Inside the cultural centre, black and white photographs of students from the 1940s line the walls along with heartbreaking written recollections of living in “St. Mike’s.” Willie and his brother, in sneakers and ball caps, tell us about their uncle who stole a row boat at 10 to try to escape the school, rowing until his hands were raw. Willie’s mom only revealed a few years ago that her chronic ear problems started when she was hit in the head, bursting her eardrum, for speaking her language at the school.
“People are just starting to share their stories,” says Willie, 37. With generations of children removed from their families, people had “zero parenting skills” a terrible deficit that’s still felt today. But as younger people learn about their elders’ experiences in the residential schools, “love and respect are coming back.”
“In order for anyone to succeed, you have to feel good about who you are and where you came from,” says Willie. “We are teaching our little guys and building a cultural foundation.” A big part of that is the potlach, a community meeting that dates back centuries and was banned for generations. The potlach resolves disputes, celebrates weddings and mourns the dead.

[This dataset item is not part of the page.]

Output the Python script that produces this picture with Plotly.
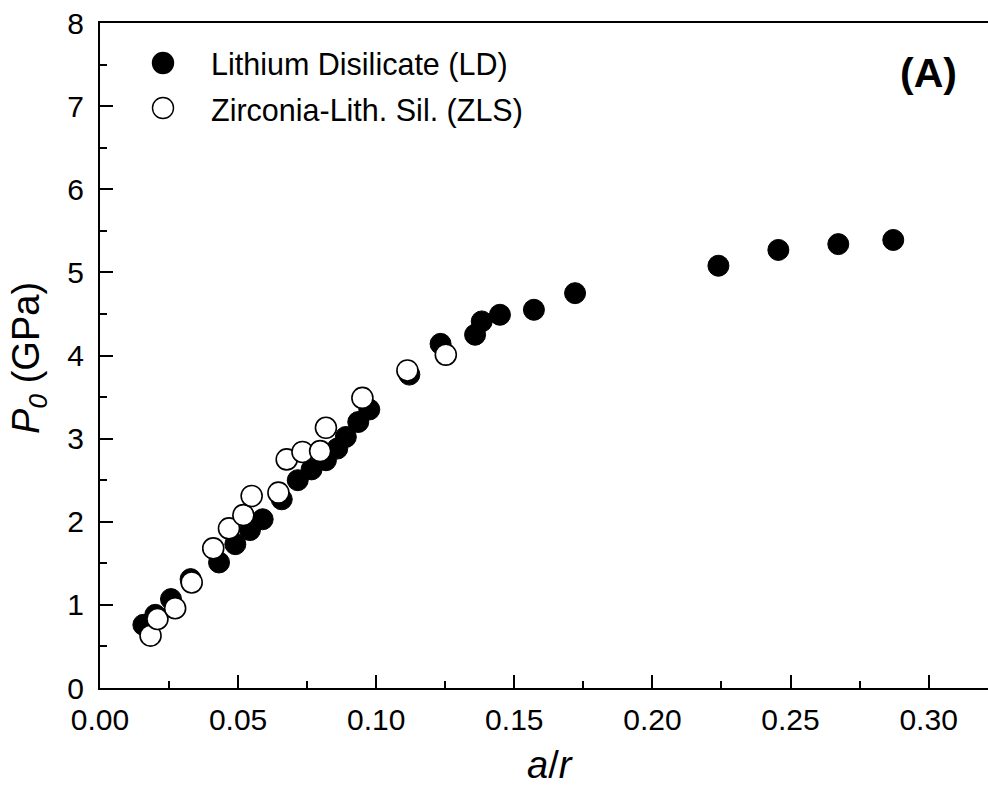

“Like a pod of killer whales, the social structure was really, really tight,” says Willie, as he explains dozens of elaborate potlach masks in the cultural centre. They had been taken by the RCMP in 1921 and returned in recent years from museums (an undetermined number are still missing).
These days, the community holds regular potlaches in the longhouse a few streets up from the cultural centre. As we arrive, half a dozen eagles swoop above and another soccer game is taking place in the adjacent field. Spectators’ drumming and cheering is interrupted by an announcement about the 50/50 over the PA. We have a look inside the longhouse and watch a few minutes of a recent potlach on an iPad.
As our boat heads out from Alert Bay, we pass the Namgis Burial Ground with totem poles that date back centuries. They have whales, eagles, bears and other wildlife carved into the wood. As we pick up speed across waters teeming with marine life toward lazy, low mountains, I feel enriched knowing a little about the other lives indigenous to this place. “We’re pretty resilient,” says Willie, gently, and I understand that the beauty of Northern Vancouver Island goes well beyond what you can see.